PERU: Confession retracted
Murder defendant Joran van der Sloot retracted his confession, a Dutch newspaper reported Monday. Superior Court Judge Carlos Morales visited the Dutchman at the maximum-security prison in Lima where he has been held since being charged with first-degree murder in the May 30 killing of a woman he met playing poker in Lima. Van der Sloot, 22, would not talk, citing his lawyer's petition to declare his confession void in the death of Stephany Flores, 21. Lawyer Maximo Altez contends it isn't valid because the defense lawyer present was state-appointed. Van der Sloot, prime suspect in the 2005 disappearance in Aruba of U.S. teen Natalee Holloway, was quoted by De Telegraaf as saying he signed a confession only because he was intimidated by police.

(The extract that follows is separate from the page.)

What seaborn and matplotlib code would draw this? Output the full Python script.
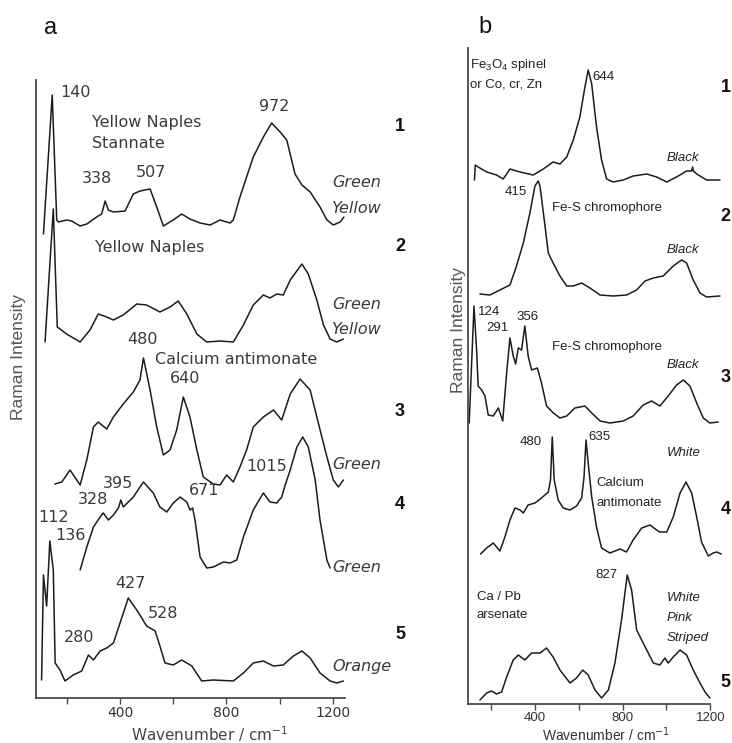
import matplotlib
matplotlib.use("Agg")
import matplotlib.pyplot as plt
import pandas as pd
import seaborn as sns

sns.set_style("ticks")
plt.rcParams['font.family'] = ['Liberation Sans', 'DejaVu Sans']
plt.rcParams['mathtext.fontset'] = 'dejavusans'

# ---------------- panel a spectra (wavenumber / cm-1, intensity a.u.) ----------------
a1_w = [112, 145, 162, 168, 199, 218, 250, 275, 312, 331, 344, 356, 375, 419, 450, 475, 513, 538, 563, 600,
        632, 663, 701, 739, 776, 814, 826, 851, 901, 939, 970, 1002, 1027, 1058, 1084, 1115, 1152, 1178,
        1202, 1228, 1242]
a1_i = [-7, 132, 7, 5, 7, 6, 1, 3, 10, 13, 26, 17, 15, 16, 33, 36, 38, 20, 1, 7,
        13, 8, 4, 2, 7, 4, 7, 30, 70, 90, 104, 95, 87, 53, 42, 35, 20, 7,
        2, 5, 10]
a2_w = [118, 149, 164, 199, 250, 287, 318, 350, 375, 412, 463, 500, 550, 588, 619, 651, 689, 726, 776, 826,
        864, 901, 939, 964, 989, 1014, 1040, 1084, 1108, 1140, 1165, 1190, 1215, 1240]
a2_i = [0, 133, 15, 8, 0, 12, 28, 25, 22, 27, 38, 37, 30, 35, 41, 28, 8, 0, 1, 0,
        17, 37, 47, 44, 48, 47, 62, 78, 68, 42, 17, 3, 0, 3]
a3_w = [155, 181, 212, 250, 275, 300, 318, 350, 375, 412, 450, 475, 488, 513, 538, 563, 588, 613, 638, 663,
        689, 713, 751, 776, 801, 826, 851, 876, 901, 939, 977, 1008, 1040, 1077, 1115, 1140, 1178, 1202,
        1221, 1240]
a3_i = [3, 5, 17, 2, 27, 60, 65, 58, 70, 83, 95, 107, 129, 97, 60, 32, 37, 57, 90, 70,
        37, 10, 3, 2, 12, 5, 20, 37, 60, 70, 77, 67, 93, 108, 97, 70, 30, 7,
        0, 7]
a4_w = [250, 275, 300, 325, 337, 356, 375, 394, 403, 412, 450, 488, 525, 550, 576, 600, 626, 651, 663, 673,
        682, 701, 726, 751, 789, 814, 839, 864, 901, 939, 964, 989, 1008, 1021, 1040, 1065, 1087, 1108,
        1134, 1152, 1178, 1190]
a4_i = [0, 23, 43, 53, 57, 50, 55, 62, 70, 63, 73, 88, 77, 63, 58, 67, 73, 68, 60, 62,
        50, 13, 2, 3, 8, 7, 10, 33, 60, 77, 68, 67, 73, 85, 100, 123, 133, 123,
        90, 50, 10, 2]
a5_w = [105, 112, 124, 136, 149, 156, 174, 193, 224, 256, 281, 300, 325, 350, 375, 400, 431, 463, 500, 532,
        550, 569, 600, 632, 670, 707, 751, 826, 864, 901, 939, 977, 1014, 1052, 1084, 1115, 1152, 1190,
        1215, 1240]
a5_i = [3, 108, 77, 142, 113, 20, 13, 2, 8, 12, 28, 23, 32, 35, 40, 60, 85, 73, 57, 52,
        37, 20, 18, 23, 17, 2, 3, 2, 10, 20, 22, 17, 18, 27, 32, 25, 10, 2,
        0, 2]
a_offsets = [471, 356, 211, 128, 15]

# ---------------- panel b spectra ----------------
b1_w = [124, 128, 141, 180, 225, 255, 286, 332, 392, 438, 483, 514, 545, 575, 605, 628, 643, 659, 681, 704,
        727, 757, 803, 848, 910, 955, 1001, 1046, 1092, 1115, 1119, 1123, 1138, 1183, 1244]
b1_i = [2, 17, 15, 10, 7, 3, 13, 10, 7, 13, 20, 18, 25, 42, 65, 95, 112, 98, 55, 22,
        3, 0, 2, 6, 8, 5, 0, 5, 11, 11, 15, 11, 8, 2, 2]
b2_w = [149, 195, 240, 286, 316, 347, 377, 400, 415, 423, 446, 461, 483, 514, 545, 575, 613, 651, 697, 757,
        818, 864, 902, 940, 985, 1031, 1069, 1092, 1122, 1153, 1183, 1244]
b2_i = [3, 2, 7, 12, 31, 54, 84, 111, 116, 111, 71, 44, 34, 21, 11, 11, 14, 9, 2, 1,
        2, 7, 16, 19, 21, 31, 37, 34, 17, 4, 0, 1]
b3_w = [100, 122, 134, 141, 157, 172, 187, 210, 233, 253, 271, 286, 301, 312, 324, 339, 354, 369, 385, 411,
        430, 453, 484, 514, 545, 582, 628, 659, 697, 742, 803, 848, 894, 932, 970, 1008, 1046, 1077,
        1107, 1138, 1168, 1198, 1236]
b3_i = [0, 117, 73, 37, 33, 27, 8, 7, 15, 2, 50, 85, 67, 59, 75, 73, 97, 67, 53, 55,
        40, 17, 10, 5, 7, 15, 17, 10, 2, 0, 2, 7, 18, 22, 17, 27, 38, 43,
        37, 20, 5, 0, 1]
b4_w = [152, 180, 210, 225, 240, 263, 286, 309, 332, 347, 369, 400, 430, 461, 471, 479, 488, 506, 529, 560,
        590, 613, 624, 633, 643, 659, 681, 704, 742, 788, 818, 848, 887, 925, 955, 970, 1001, 1031,
        1062, 1089, 1115, 1138, 1160, 1191, 1213, 1229, 1250]
b4_i = [2, 8, 13, 9, 5, 19, 36, 48, 46, 43, 51, 53, 58, 64, 76, 119, 76, 56, 48, 46,
        50, 58, 79, 116, 93, 59, 29, 8, 3, 7, 4, 16, 28, 31, 26, 24, 24, 39,
        63, 74, 63, 39, 14, 0, 3, 4, 2]
b5_w = [149, 180, 202, 225, 248, 271, 301, 324, 354, 385, 423, 453, 483, 514, 560, 590, 618, 643, 674, 704,
        735, 765, 795, 821, 841, 864, 887, 917, 940, 970, 993, 1008, 1031, 1062, 1092, 1122, 1153, 1176,
        1198]
b5_i = [0, 7, 9, 6, 8, 23, 40, 45, 40, 47, 47, 52, 43, 30, 17, 22, 30, 25, 10, 2,
        10, 37, 80, 125, 110, 70, 60, 47, 37, 35, 42, 37, 43, 50, 45, 30, 17, 8,
        2]
b_offsets = [522, 407, 281, 148, 4]

tick_vals = [200, 400, 600, 800, 1000, 1200]
tick_labels = ['', '400', '', '800', '', '1200']


def frame(ws, ints, offs):
    rows = []
    for k, (w, i, o) in enumerate(zip(ws, ints, offs), start=1):
        for x, y in zip(w, i):
            rows.append((k, x, y + o))
    return pd.DataFrame(rows, columns=['trace', 'wavenumber', 'intensity'])


dfa = frame([a1_w, a2_w, a3_w, a4_w, a5_w], [a1_i, a2_i, a3_i, a4_i, a5_i], a_offsets)
dfb = frame([b1_w, b2_w, b3_w, b4_w, b5_w], [b1_i, b2_i, b3_i, b4_i, b5_i], b_offsets)

fig = plt.figure(figsize=(7.32, 7.43), dpi=100)
axa = fig.add_axes([0.04918, 0.06057, 0.42213, 0.83176])
axb = fig.add_axes([0.63975, 0.05249, 0.34617, 0.88291])

for ax, df in ((axa, dfa), (axb, dfb)):
    sns.lineplot(data=df, x='wavenumber', y='intensity', units='trace', estimator=None,
                 sort=False, color='#1c1c1c', lw=1.1, ax=ax, legend=False)
    for s in ('top', 'right'):
        ax.spines[s].set_visible(False)
    for s in ('left', 'bottom'):
        ax.spines[s].set_color('#4a4a4a')
        ax.spines[s].set_linewidth(1.3)
    ax.set_yticks([])
    ax.set_xticks(tick_vals)
    ax.set_xticklabels(tick_labels)
    ax.tick_params(axis='x', direction='out', length=4, width=1, color='#4a4a4a',
                   labelcolor='#333333', pad=1.5)

axa.set_xlim(84, 1246)
axa.set_ylim(0, 618)
axb.set_xlim(96, 1252)
axb.set_ylim(0, 656)
axb.spines['bottom'].set_bounds(96, 1200)

# tick label fonts
for lab in axa.get_xticklabels():
    lab.set_family('DejaVu Sans'); lab.set_fontsize(10)
for lab in axb.get_xticklabels():
    lab.set_family('Liberation Sans'); lab.set_fontsize(9.5)

# axis labels
axa.set_ylabel('Raman Intensity', fontsize=12.5, color='#555555', va='center')
axa.yaxis.set_label_coords(-0.058, 0.552)
axa.set_xlabel('Wavenumber / cm$^{-1}$', fontsize=11, family='DejaVu Sans', color='#444444', va='center')
axa.xaxis.set_label_coords(0.563, -0.058)
axb.set_ylabel('Raman Intensity', fontsize=12.5, color='#555555', va='center')
axb.yaxis.set_label_coords(-0.037, 0.570)
axb.set_xlabel('Wavenumber / cm$^{-1}$', fontsize=10, color='#333333', va='center')
axb.xaxis.set_label_coords(0.545, -0.047)

# panel letters
axa.text(137, 670, 'a', fontsize=17, ha='center', va='center', color='#111111')
axb.text(172, 677, 'b', fontsize=17, ha='center', va='center', color='#111111')

# ---------------- panel a annotations ----------------
ta = dict(family='DejaVu Sans', fontsize=11.5, color='#3a3a3a', va='center')
axa.text(174, 605, '140', ha='left', **ta)
axa.text(981, 591, '972', ha='center', **ta)
axa.text(295, 575, 'Yellow Naples', ha='left', **ta)
axa.text(295, 554, 'Stannate', ha='left', **ta)
axa.text(315, 519, '338', ha='center', **ta)
axa.text(518, 525, '507', ha='center', **ta)
axa.text(306, 450, 'Yellow Naples', ha='left', **ta)
axa.text(485, 358, '480', ha='center', **ta)
axa.text(532, 338, 'Calcium antimonate', ha='left', **ta)
axa.text(643, 319, '640', ha='center', **ta)
axa.text(951, 231, '1015', ha='center', **ta)
axa.text(391, 214, '395', ha='center', **ta)
axa.text(716, 207, '671', ha='center', **ta)
axa.text(300, 198, '328', ha='center', **ta)
axa.text(150, 180, '112', ha='center', **ta)
axa.text(212, 162, '136', ha='center', **ta)
axa.text(438, 114, '427', ha='center', **ta)
axa.text(560, 84, '528', ha='center', **ta)
axa.text(248, 60, '280', ha='center', **ta)

ti = dict(family='DejaVu Sans', fontsize=11.5, style='italic', color='#3a3a3a', va='center', ha='left')
for y, s in ((515, 'Green'), (489, 'Yellow'), (393, 'Green'), (368, 'Yellow'),
             (233, 'Green'), (130, 'Green'), (31, 'Orange')):
    axa.text(1197, y, s, **ti)

tn = dict(fontsize=13, fontweight='bold', color='#111111', va='center', ha='center')
for y, s in ((571, '1'), (451, '2'), (286, '3'), (193, '4'), (63, '5')):
    axa.text(1453, y, s, **tn)

# ---------------- panel b annotations ----------------
tb = dict(family='Liberation Sans', fontsize=9.5, color='#222222', va='center')
axb.text(104, 639, r'Fe$_\mathregular{3}$O$_\mathregular{4}$ spinel', ha='left', **tb)
axb.text(104, 619, 'or Co, cr, Zn', ha='left', **tb)
axb.text(660, 627, '644', ha='left', **tb)
axb.text(311, 512, '415', ha='center', **tb)
axb.text(478, 496, 'Fe-S chromophore', ha='left', **tb)
axb.text(140, 392, '124', ha='left', **tb)
axb.text(366, 387, '356', ha='center', **tb)
axb.text(227, 376, '291', ha='center', **tb)
axb.text(478, 357, 'Fe-S chromophore', ha='left', **tb)
axb.text(380, 262, '480', ha='center', **tb)
axb.text(646, 267, '635', ha='left', **tb)
axb.text(681, 221, 'Calcium', ha='left', **tb)
axb.text(681, 201, 'antimonate', ha='left', **tb)
axb.text(724, 129, '827', ha='center', **tb)
axb.text(135, 107, 'Ca / Pb', ha='left', **tb)
axb.text(135, 89, 'arsenate', ha='left', **tb)

tbi = dict(family='Liberation Sans', fontsize=9.5, style='italic', color='#222222', va='center', ha='left')
for y, s in ((546, 'Black'), (454, 'Black'), (339, 'Black'), (251, 'White'),
             (106, 'White'), (86, 'Pink'), (66, 'Striped')):
    axb.text(1002, y, s, **tbi)

for y, s in ((616, '1'), (487, '2'), (326, '3'), (194, '4'), (21, '5')):
    axb.text(1270, y, s, **tn)

fig.savefig('out.png', dpi=100)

VATICAN CITY: Cardinal denies corruption
Naples Cardinal Crecenzio Sepe, under investigation in a sprawling corruption scandal, denied wrongdoing and insisted Monday he acted for the good of the church while handling real estate transactions for the Vatican office that funds missionary work abroad. Prosecutors are trying to untangle an alleged web of kickbacks involving billions worth of contracts for such megaprojects as preparing 2000 Holy Year events in Rome, the 2009 Group of Eight summit and rebuilding quake-shattered L'Aquila.

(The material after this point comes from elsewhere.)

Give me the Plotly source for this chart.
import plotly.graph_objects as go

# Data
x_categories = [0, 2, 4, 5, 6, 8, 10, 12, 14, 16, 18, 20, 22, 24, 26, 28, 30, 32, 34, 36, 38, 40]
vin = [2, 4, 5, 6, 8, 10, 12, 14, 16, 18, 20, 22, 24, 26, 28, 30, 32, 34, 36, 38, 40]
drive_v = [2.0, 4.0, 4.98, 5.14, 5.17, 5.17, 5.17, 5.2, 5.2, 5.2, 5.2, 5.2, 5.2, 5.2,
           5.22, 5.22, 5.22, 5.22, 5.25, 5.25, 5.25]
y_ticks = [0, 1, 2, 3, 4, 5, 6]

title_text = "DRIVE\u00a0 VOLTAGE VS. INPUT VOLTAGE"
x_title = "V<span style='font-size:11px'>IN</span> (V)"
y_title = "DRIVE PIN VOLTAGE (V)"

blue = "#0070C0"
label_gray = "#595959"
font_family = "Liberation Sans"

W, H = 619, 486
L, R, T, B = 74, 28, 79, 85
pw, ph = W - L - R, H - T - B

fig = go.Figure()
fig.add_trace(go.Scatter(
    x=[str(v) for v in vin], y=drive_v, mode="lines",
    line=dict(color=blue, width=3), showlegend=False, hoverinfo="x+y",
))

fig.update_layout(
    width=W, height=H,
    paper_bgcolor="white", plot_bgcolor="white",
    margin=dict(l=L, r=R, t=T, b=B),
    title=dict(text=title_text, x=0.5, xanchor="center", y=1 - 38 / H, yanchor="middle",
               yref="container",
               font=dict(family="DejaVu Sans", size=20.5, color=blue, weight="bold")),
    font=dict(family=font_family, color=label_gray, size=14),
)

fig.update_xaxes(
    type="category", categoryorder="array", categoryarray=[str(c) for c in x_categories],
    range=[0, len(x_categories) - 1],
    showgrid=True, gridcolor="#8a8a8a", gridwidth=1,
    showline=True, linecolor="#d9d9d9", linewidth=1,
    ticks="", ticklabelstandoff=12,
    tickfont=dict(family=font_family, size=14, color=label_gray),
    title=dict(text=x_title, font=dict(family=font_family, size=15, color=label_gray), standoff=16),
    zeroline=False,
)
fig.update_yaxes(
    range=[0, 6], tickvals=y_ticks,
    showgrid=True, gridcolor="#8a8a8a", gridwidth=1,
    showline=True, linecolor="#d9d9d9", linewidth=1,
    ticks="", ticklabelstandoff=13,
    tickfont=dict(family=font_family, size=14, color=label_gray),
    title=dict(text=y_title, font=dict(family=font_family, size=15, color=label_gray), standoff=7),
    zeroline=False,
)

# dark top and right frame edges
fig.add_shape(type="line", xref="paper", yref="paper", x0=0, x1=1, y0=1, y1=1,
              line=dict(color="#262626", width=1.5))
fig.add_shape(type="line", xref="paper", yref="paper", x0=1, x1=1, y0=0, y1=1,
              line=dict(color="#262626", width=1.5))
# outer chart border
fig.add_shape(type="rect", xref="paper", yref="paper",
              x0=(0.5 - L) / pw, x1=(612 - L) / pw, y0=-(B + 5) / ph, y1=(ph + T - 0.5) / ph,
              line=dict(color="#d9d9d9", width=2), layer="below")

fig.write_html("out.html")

THE KOREAS: High radiation at border
Abnormally high radiation levels were detected near the border between the Koreas days after North Korea claimed to have mastered a complex technology key to manufacturing a hydrogen bomb, Seoul said Monday. The Science Ministry said its investigation ruled out a nuclear test by the North, but failed to determine the source of the radiation. On May 12, North Korea claimed its scientists succeeded in creating a nuclear fusion reaction, a technology necessary to manufacture a hydrogen bomb. South Korean experts doubted the North actually made such a breakthrough.